Antara Syari’ah, Thariqah, dan Haqiqah dalam Bertasawuf
Dalam literatur ilmu tasawuf, tentu ketiga istilah ini bukan hal yang asing, karena ketiganya merupakan unsur bertasawuf sebagai satu kesatuan dari aspek sumber, pelaksanaan dan hasil yang hendak dicapai. Syari’ah sebagai sumber, thariqah sebagai pelaksanaan, dan haqiqah sebagai tujuan yang hendak dicapai. Bila diibaratkan, syari’ah itu ibarat lautan, thariqah ibarat kapal selam, dan haqiqah ibarat mutiara di dasar lautan. Hubungan ketiganya diibaratkan pula oleh Ibnu Taimiyah ibarat hubungan antara perahu, sungai yang dilaluinya, dan tujuan yang hendak dicapai. Syariah perahunya, thariqah sungainya dan haqiqah tujuannya. (Ibnu Taimiyah, Al-Furqân Baina Auliyâ ar-Rahmân Wa Auliya as-Syaithân, (Riyad: Dar al-Fadilah, tt), hlm. 182.)
Syari’ah secara istilah:
Syari’ah secara istilah, dipahami oleh para ulama sama dengan aturan agama Islam atau segala ketentuan yang terdapat dalam Al-Qur’an dan As-Sunnah. Mana’ Khalil al-Qaththan misalnya, mendefinisikan syari’ah sebagai segala ketentuan Allah bagi hambanya yang meliputi masalah akidah, ibadah, akhlak, muamalat, dan tata kehidupan lainnya dengan berbagai cabangnya guna merealisasikan kebahagiaan mereka di dunia dan akhirat.[1]Syari’ah sebagai peraturan agama ini dinyatakan dalam Al-Qur’an sebagai berukut:
ثُمَّ جَعَلْنَاكَ عَلَى شَرِيْعَةٍ مِّنَ الْأَمْرِ فَاتَّبِعْهَا وَلاَ تَتَّبِعْ أَهْوَاءَ الَّذِيْنَ لاَ يَعْلَمُوْنَ. (الجاثية: 18)

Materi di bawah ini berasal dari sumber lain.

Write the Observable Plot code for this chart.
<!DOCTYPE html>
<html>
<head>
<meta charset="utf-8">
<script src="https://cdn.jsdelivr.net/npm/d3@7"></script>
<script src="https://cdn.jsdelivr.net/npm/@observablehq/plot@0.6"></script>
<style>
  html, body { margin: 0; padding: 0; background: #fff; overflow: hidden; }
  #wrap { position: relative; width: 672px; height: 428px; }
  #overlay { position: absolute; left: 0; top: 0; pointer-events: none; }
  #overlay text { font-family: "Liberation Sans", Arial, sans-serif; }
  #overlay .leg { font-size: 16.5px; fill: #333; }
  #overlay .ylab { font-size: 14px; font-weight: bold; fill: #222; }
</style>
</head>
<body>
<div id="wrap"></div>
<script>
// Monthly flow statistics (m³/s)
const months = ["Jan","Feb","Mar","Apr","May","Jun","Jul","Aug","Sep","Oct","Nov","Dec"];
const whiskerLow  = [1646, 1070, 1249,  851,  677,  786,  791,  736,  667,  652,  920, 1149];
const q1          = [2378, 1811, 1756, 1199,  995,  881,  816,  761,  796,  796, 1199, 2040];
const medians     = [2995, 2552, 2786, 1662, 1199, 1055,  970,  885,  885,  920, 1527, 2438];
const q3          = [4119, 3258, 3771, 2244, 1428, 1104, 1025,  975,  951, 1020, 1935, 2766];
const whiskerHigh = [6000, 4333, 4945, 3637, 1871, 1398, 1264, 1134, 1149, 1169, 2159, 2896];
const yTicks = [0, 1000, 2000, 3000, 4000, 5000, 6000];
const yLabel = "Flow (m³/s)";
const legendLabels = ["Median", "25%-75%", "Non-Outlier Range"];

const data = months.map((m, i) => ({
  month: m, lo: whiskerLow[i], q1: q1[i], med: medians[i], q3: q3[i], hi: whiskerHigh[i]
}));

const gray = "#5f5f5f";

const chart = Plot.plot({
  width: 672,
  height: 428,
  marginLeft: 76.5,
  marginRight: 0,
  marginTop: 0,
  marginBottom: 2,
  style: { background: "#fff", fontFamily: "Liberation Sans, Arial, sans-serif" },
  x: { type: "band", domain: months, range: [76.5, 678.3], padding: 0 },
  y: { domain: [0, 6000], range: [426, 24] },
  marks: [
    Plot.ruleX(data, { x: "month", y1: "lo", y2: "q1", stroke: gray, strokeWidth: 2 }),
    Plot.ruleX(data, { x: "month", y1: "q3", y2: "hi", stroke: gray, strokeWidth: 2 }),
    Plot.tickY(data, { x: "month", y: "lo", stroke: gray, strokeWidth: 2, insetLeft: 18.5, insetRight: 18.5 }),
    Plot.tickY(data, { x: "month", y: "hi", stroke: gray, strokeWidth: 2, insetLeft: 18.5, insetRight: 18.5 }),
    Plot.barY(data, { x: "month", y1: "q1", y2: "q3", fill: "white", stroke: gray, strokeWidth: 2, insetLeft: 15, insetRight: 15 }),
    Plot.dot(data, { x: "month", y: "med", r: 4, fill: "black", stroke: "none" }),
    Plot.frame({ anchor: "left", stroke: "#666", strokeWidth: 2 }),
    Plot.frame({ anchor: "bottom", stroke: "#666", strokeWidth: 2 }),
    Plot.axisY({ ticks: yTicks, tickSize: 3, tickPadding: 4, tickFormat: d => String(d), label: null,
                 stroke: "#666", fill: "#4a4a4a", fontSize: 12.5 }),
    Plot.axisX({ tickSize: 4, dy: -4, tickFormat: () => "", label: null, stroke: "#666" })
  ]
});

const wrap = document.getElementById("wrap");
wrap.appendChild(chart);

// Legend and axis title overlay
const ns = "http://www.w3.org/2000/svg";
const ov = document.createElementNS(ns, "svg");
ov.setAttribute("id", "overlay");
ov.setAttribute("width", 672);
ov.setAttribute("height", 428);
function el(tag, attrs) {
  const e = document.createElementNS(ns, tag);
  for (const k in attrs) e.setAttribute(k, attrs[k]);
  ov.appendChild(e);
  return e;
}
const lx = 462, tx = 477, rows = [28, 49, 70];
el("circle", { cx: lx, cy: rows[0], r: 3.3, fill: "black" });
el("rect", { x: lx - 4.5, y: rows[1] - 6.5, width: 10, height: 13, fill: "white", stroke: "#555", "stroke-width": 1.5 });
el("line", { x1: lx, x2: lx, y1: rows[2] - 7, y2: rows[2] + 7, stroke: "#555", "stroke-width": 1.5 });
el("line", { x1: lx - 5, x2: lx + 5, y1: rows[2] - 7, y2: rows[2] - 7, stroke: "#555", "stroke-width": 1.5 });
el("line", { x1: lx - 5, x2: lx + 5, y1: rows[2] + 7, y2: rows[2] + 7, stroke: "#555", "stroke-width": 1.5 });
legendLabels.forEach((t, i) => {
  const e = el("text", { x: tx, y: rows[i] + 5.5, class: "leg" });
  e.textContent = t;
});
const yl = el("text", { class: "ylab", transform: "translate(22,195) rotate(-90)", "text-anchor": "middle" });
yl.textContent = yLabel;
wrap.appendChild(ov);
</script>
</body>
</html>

“Kemudian kami jadikan kamu (Muhammad) mengikuti syari’ah (peraturan dari agama itu), maka ikutilah syari’ah itu dan janganlah engkau ikuti keinginan orang-orang yang tidak mengetahui.” (Q.S. Al-Jâtsiyah: 18)
[1] Mana’ Khalil Qattan, Târikh Tasyrî’ al-Islâmi, (Riyad: Maktabah al-Ma’arif 1996), hlm. 13.